◆ What needs to be done ◆
Begin at the first line of the data and copy each line through the one containing "W, H = 1325, 2233", that line included, with no pictures.
========================
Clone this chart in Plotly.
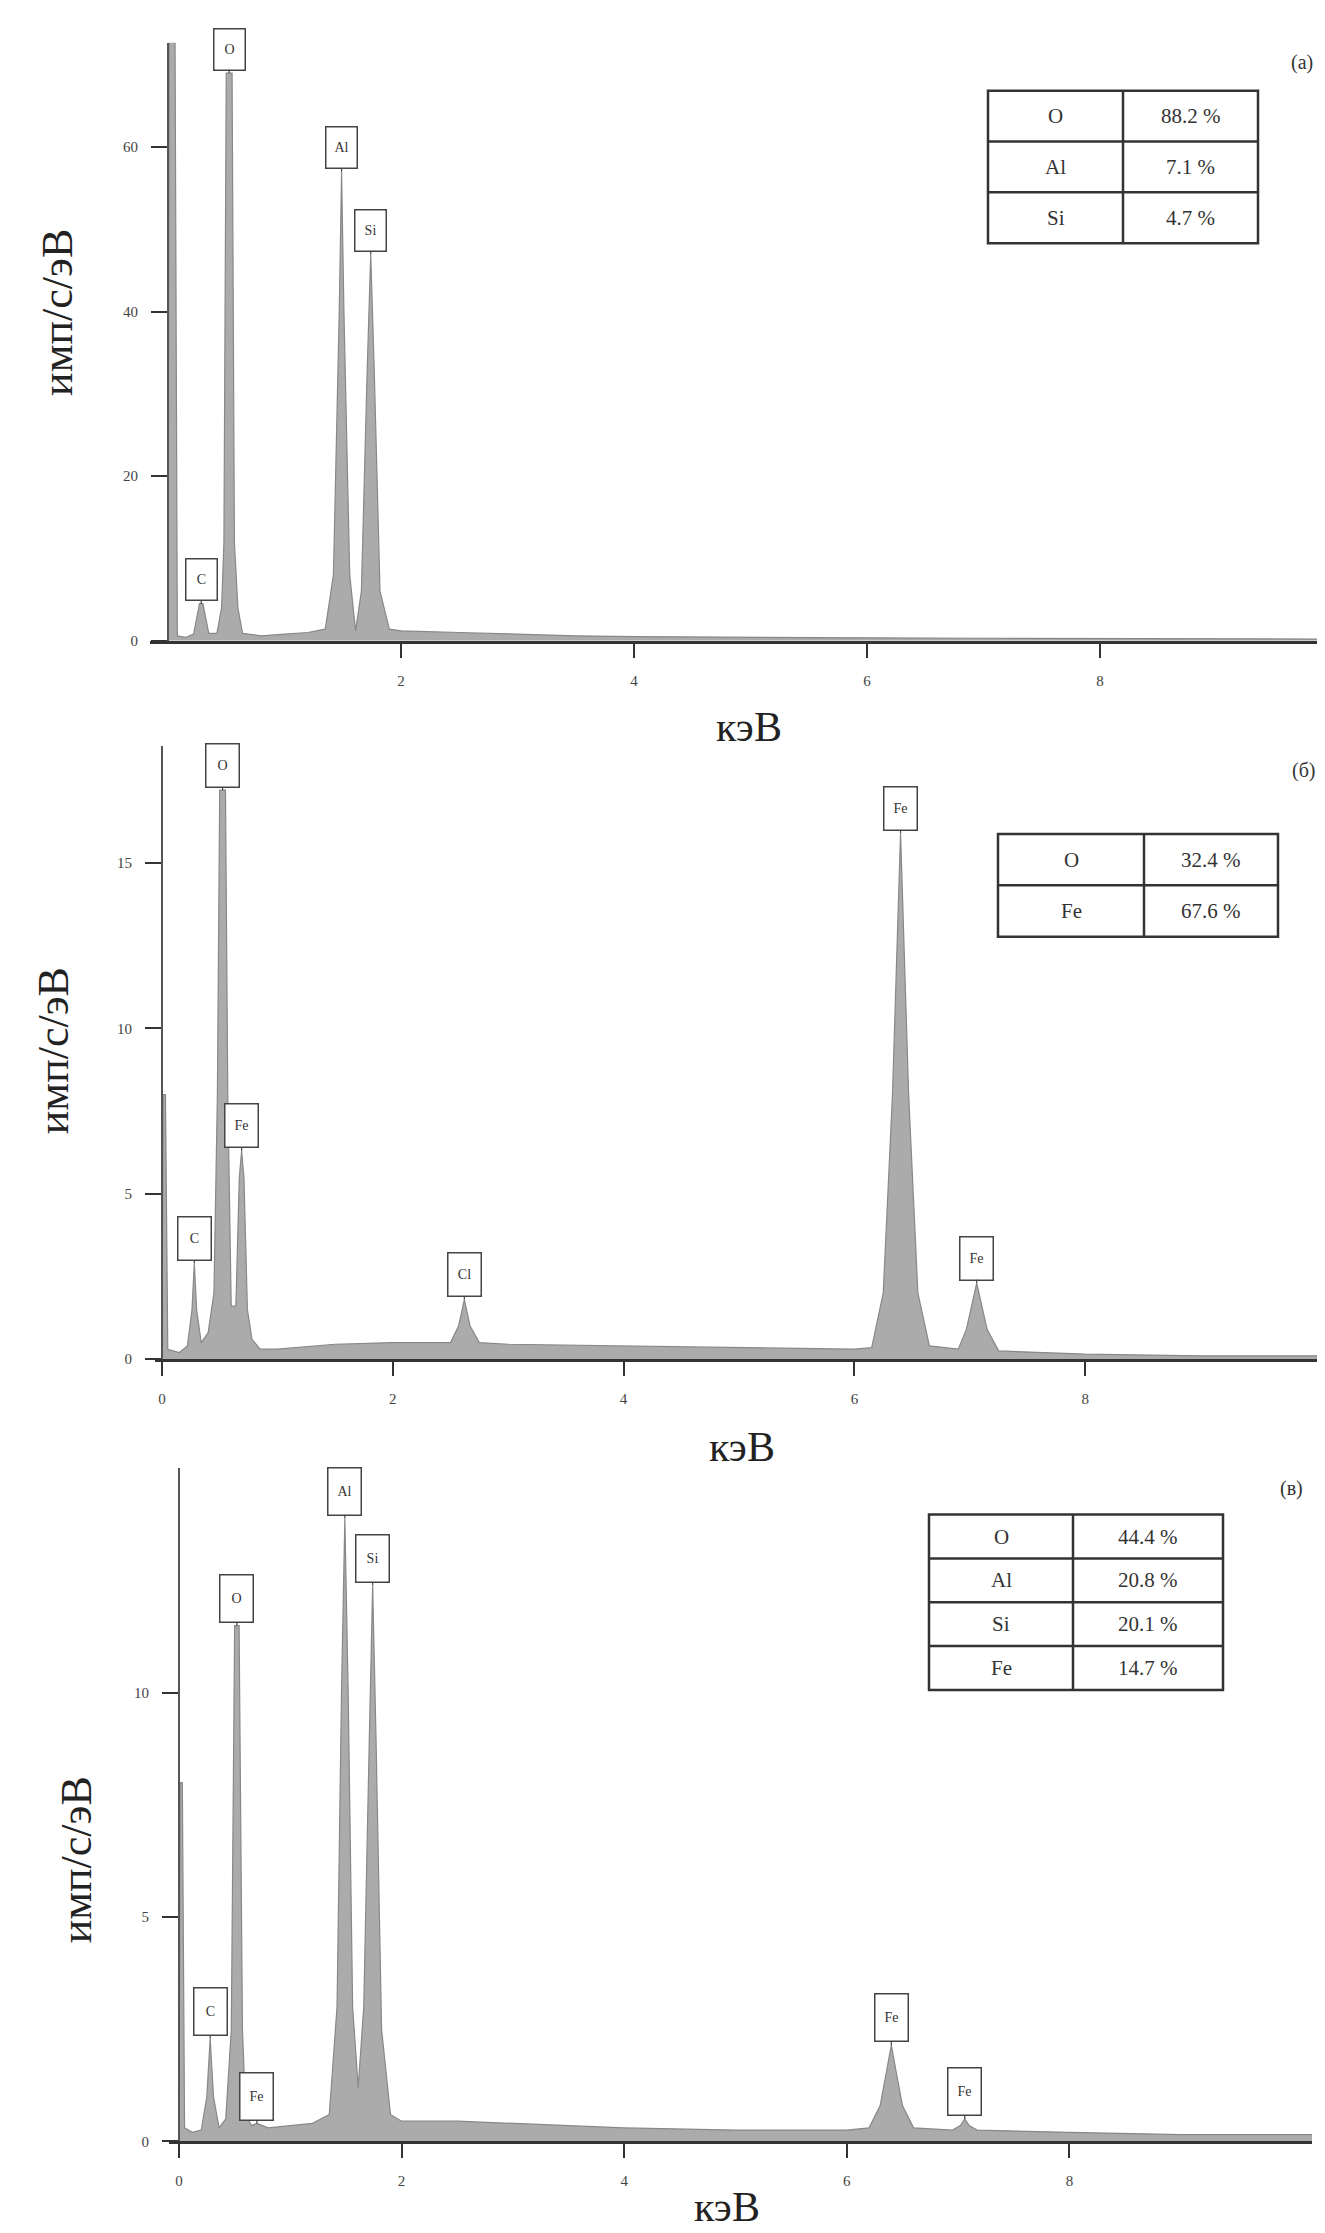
import plotly.graph_objects as go

W, H = 1325, 2233

# ---------------- data ----------------
# spectrum points: energy (keV) and counts (imp/s/eV)
energy_a = [0.0, 0.01, 0.06, 0.08, 0.15, 0.22, 0.27, 0.30, 0.35, 0.42, 0.46, 0.48, 0.50, 0.55, 0.57, 0.60, 0.64, 0.8, 1.0, 1.2, 1.35,
            1.42, 1.47, 1.49, 1.51, 1.56, 1.61, 1.66, 1.71, 1.74, 1.77, 1.82, 1.9, 2.0, 2.5, 3.0, 3.5, 4.0, 5.0, 6.0, 7.0, 8.0, 9.0, 10.0]
counts_a = [0, 75, 75, 0.6, 0.4, 0.8, 4.5, 4.5, 0.9, 0.9, 4, 12, 69, 69, 12, 4, 0.9, 0.6, 0.8, 1.0, 1.4,
            8, 40, 57, 40, 8, 1.2, 6, 33, 47, 33, 6, 1.4, 1.2, 1.0, 0.8, 0.6, 0.5, 0.4, 0.35, 0.3, 0.25, 0.2, 0.2]

energy_b = [0.0, 0.01, 0.03, 0.05, 0.15, 0.22, 0.26, 0.28, 0.30, 0.34, 0.40, 0.45, 0.48, 0.50, 0.55, 0.57, 0.60, 0.64, 0.67, 0.69,
            0.71, 0.74, 0.78, 0.85, 1.0, 1.5, 2.0, 2.5, 2.57, 2.62, 2.67, 2.75, 3.0, 4.0, 5.0, 6.0, 6.15, 6.25, 6.33, 6.40,
            6.47, 6.55, 6.65, 6.9, 6.97, 7.06, 7.15, 7.25, 8.0, 9.0, 10.2]
counts_b = [0, 8, 8, 0.3, 0.2, 0.4, 1.5, 2.9, 1.5, 0.5, 0.8, 2.0, 8, 17.2, 17.2, 8, 1.6, 1.6, 5.5, 6.3,
            5.5, 1.5, 0.6, 0.3, 0.3, 0.45, 0.5, 0.5, 1.0, 1.8, 1.0, 0.5, 0.45, 0.4, 0.35, 0.3, 0.35, 2.0, 8.0, 15.9,
            8.0, 2.0, 0.4, 0.3, 0.9, 2.3, 0.9, 0.25, 0.15, 0.1, 0.1]

energy_c = [0.0, 0.01, 0.03, 0.05, 0.12, 0.2, 0.25, 0.28, 0.31, 0.36, 0.42, 0.47, 0.50, 0.54, 0.57, 0.60, 0.65, 0.70, 0.75, 0.8,
            1.0, 1.2, 1.35, 1.42, 1.46, 1.49, 1.52, 1.56, 1.61, 1.66, 1.71, 1.74, 1.77, 1.82, 1.9, 2.0, 2.5, 3.0, 3.5, 4.0,
            5.0, 6.0, 6.2, 6.3, 6.36, 6.40, 6.44, 6.5, 6.6, 6.95, 7.02, 7.06, 7.10, 7.17, 8.0, 9.0, 10.2]
counts_c = [0, 8, 8, 0.3, 0.2, 0.25, 1.0, 2.3, 1.0, 0.3, 0.5, 2.5, 11.5, 11.5, 2.5, 0.6, 0.35, 0.4, 0.35, 0.3,
            0.35, 0.4, 0.6, 3.0, 10, 13.9, 10, 3.0, 1.2, 3.0, 9, 12.4, 9, 2.5, 0.6, 0.45, 0.45, 0.4, 0.35, 0.3,
            0.25, 0.25, 0.3, 0.8, 1.6, 2.15, 1.6, 0.8, 0.3, 0.25, 0.35, 0.5, 0.35, 0.25, 0.2, 0.15, 0.15]

# peak labels: element, energy, height
peaks_a = [("C", 0.285, 4.5), ("O", 0.525, 69), ("Al", 1.49, 57), ("Si", 1.74, 47)]
peaks_b = [("C", 0.28, 2.9), ("O", 0.525, 17.2), ("Fe", 0.69, 6.3), ("Cl", 2.62, 1.8), ("Fe", 6.40, 15.9), ("Fe", 7.06, 2.3)]
peaks_c = [("C", 0.28, 2.3), ("O", 0.52, 11.5), ("Fe", 0.70, 0.4), ("Al", 1.49, 13.9), ("Si", 1.74, 12.4),
           ("Fe", 6.40, 2.15), ("Fe", 7.06, 0.5)]

# composition tables
table_a_el = ["O", "Al", "Si"]
table_a_pct = ["88.2 %", "7.1 %", "4.7 %"]
table_b_el = ["O", "Fe"]
table_b_pct = ["32.4 %", "67.6 %"]
table_c_el = ["O", "Al", "Si", "Fe"]
table_c_pct = ["44.4 %", "20.8 %", "20.1 %", "14.7 %"]

x_ticks_a = [2, 4, 6, 8]
x_ticks_bc = [0, 2, 4, 6, 8]
y_ticks_a = [0, 20, 40, 60]
y_ticks_b = [0, 5, 10, 15]
y_ticks_c = [0, 5, 10]

panel_names = ["(а)", "(б)", "(в)"]
y_title = "имп/с/эВ"
x_title = "кэВ"

# ---------------- layout geometry (pixels) ----------------
panels = [
    dict(E=energy_a, C=counts_a, peaks=peaks_a, xt=x_ticks_a, yt=y_ticks_a,
         px0=160, pxk=116.5, pl=142, pr=1320, pyb=635, pyu=8.257, pyt=35,
         tab=(980, 1115, 1250, 83, 236), tel=table_a_el, tpc=table_a_pct,
         lab=(1294, 55), ytit=(50, 306), xtit=(741, 722), box=(28, 38)),
    dict(E=energy_b, C=counts_b, peaks=peaks_b, xt=x_ticks_bc, yt=y_ticks_b,
         px0=154, pxk=115.4, pl=147, pr=1325, pyb=1356, pyu=33.2, pyt=741,
         tab=(990, 1136, 1270, 829, 932), tel=table_b_el, tpc=table_b_pct,
         lab=(1296, 765), ytit=(45, 1047), xtit=(734, 1444), box=(30, 40)),
    dict(E=energy_c, C=counts_c, peaks=peaks_c, xt=x_ticks_bc, yt=y_ticks_c,
         px0=171, pxk=111.3, pl=161, pr=1304, pyb=2141, pyu=45.0, pyt=1465,
         tab=(921, 1065, 1215, 1512, 1688), tel=table_c_el, tpc=table_c_pct,
         lab=(1283, 1486), ytit=(68, 1859), xtit=(719, 2207), box=(30, 44)),
]

FONT = "Liberation Serif"
fig = go.Figure()
annotations = []
shapes = []


def paper_text(x, y, text, size, color="#333", angle=0):
    return dict(x=x / W, y=1 - y / H, xref="paper", yref="paper", text=text,
                showarrow=False, xanchor="center", yanchor="middle", textangle=angle,
                font=dict(family=FONT, size=size, color=color))


for i, p in enumerate(panels):
    k = "" if i == 0 else str(i + 1)
    xa, ya = "x" + k, "y" + k
    fig.add_trace(go.Scatter(
        x=p["E"], y=p["C"], mode="lines", fill="tozeroy",
        fillcolor="#ababab", line=dict(color="#888888", width=1.2),
        xaxis=xa, yaxis=ya, showlegend=False, hoverinfo="skip"))

    xr = [(p["pl"] - p["px0"]) / p["pxk"], (p["pr"] - p["px0"]) / p["pxk"]]
    yr = [0, (p["pyb"] - p["pyt"]) / p["pyu"]]
    xdom = [p["pl"] / W, p["pr"] / W]
    ydom = [1 - p["pyb"] / H, 1 - p["pyt"] / H]

    fig.update_layout(**{
        "xaxis" + k: dict(domain=xdom, range=xr, anchor=ya, showline=True, linecolor="#333",
                          linewidth=3, ticks="outside", ticklen=14, tickwidth=2, tickcolor="#333",
                          tickvals=p["xt"], ticktext=[str(v) for v in p["xt"]],
                          ticklabelstandoff=10, showgrid=False, zeroline=False,
                          tickfont=dict(family=FONT, size=15, color="#444")),
        "yaxis" + k: dict(domain=ydom, range=yr, anchor="free", position=p["px0"] / W,
                          showline=True, linecolor="#555", linewidth=2, ticks="outside",
                          ticklen=16, tickwidth=2, tickcolor="#333", tickvals=p["yt"],
                          ticktext=[str(v) for v in p["yt"]], ticklabelstandoff=10,
                          showgrid=False, zeroline=False,
                          tickfont=dict(family=FONT, size=15, color="#444")),
    })

    bw, bh = p["box"]
    for el, e, h in p["peaks"]:
        annotations.append(dict(
            x=e, y=h, xref=xa, yref=ya, text=el, showarrow=True, arrowhead=0,
            arrowwidth=1.2, arrowcolor="#444", ax=0, ay=-(bh / 2 + 5), standoff=0,
            width=bw, height=bh, bordercolor="#444", borderwidth=1.5, bgcolor="white",
            font=dict(family=FONT, size=14, color="#333")))

    # composition table
    x0, xm, x1, y0, y1 = p["tab"]
    n = len(p["tel"])
    rh = (y1 - y0) / n
    shapes.append(dict(type="rect", xref="paper", yref="paper", x0=x0 / W, x1=x1 / W,
                       y0=1 - y1 / H, y1=1 - y0 / H, line=dict(color="#333", width=2.5)))
    shapes.append(dict(type="line", xref="paper", yref="paper", x0=xm / W, x1=xm / W,
                       y0=1 - y1 / H, y1=1 - y0 / H, line=dict(color="#333", width=2.5)))
    for r in range(1, n):
        yy = 1 - (y0 + r * rh) / H
        shapes.append(dict(type="line", xref="paper", yref="paper", x0=x0 / W, x1=x1 / W,
                           y0=yy, y1=yy, line=dict(color="#333", width=2.5)))
    for r in range(n):
        yc = y0 + (r + 0.5) * rh
        annotations.append(paper_text((x0 + xm) / 2, yc, p["tel"][r], 21))
        annotations.append(paper_text((xm + x1) / 2, yc, p["tpc"][r], 21))

    lx, ly = p["lab"]
    annotations.append(paper_text(lx, ly, panel_names[i], 20))
    tx, ty = p["ytit"]
    annotations.append(paper_text(tx, ty, y_title, 44, "#222", -90))
    tx, ty = p["xtit"]
    annotations.append(paper_text(tx, ty, x_title, 42, "#222"))

fig.update_layout(width=W, height=H, margin=dict(l=0, r=0, t=0, b=0),
                  paper_bgcolor="white", plot_bgcolor="white",
                  annotations=annotations, shapes=shapes, showlegend=False)

fig.write_html("out.html")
========================
◆ Reply to the task ◆
Clone this chart in Plotly.
import plotly.graph_objects as go

W, H = 1325, 2233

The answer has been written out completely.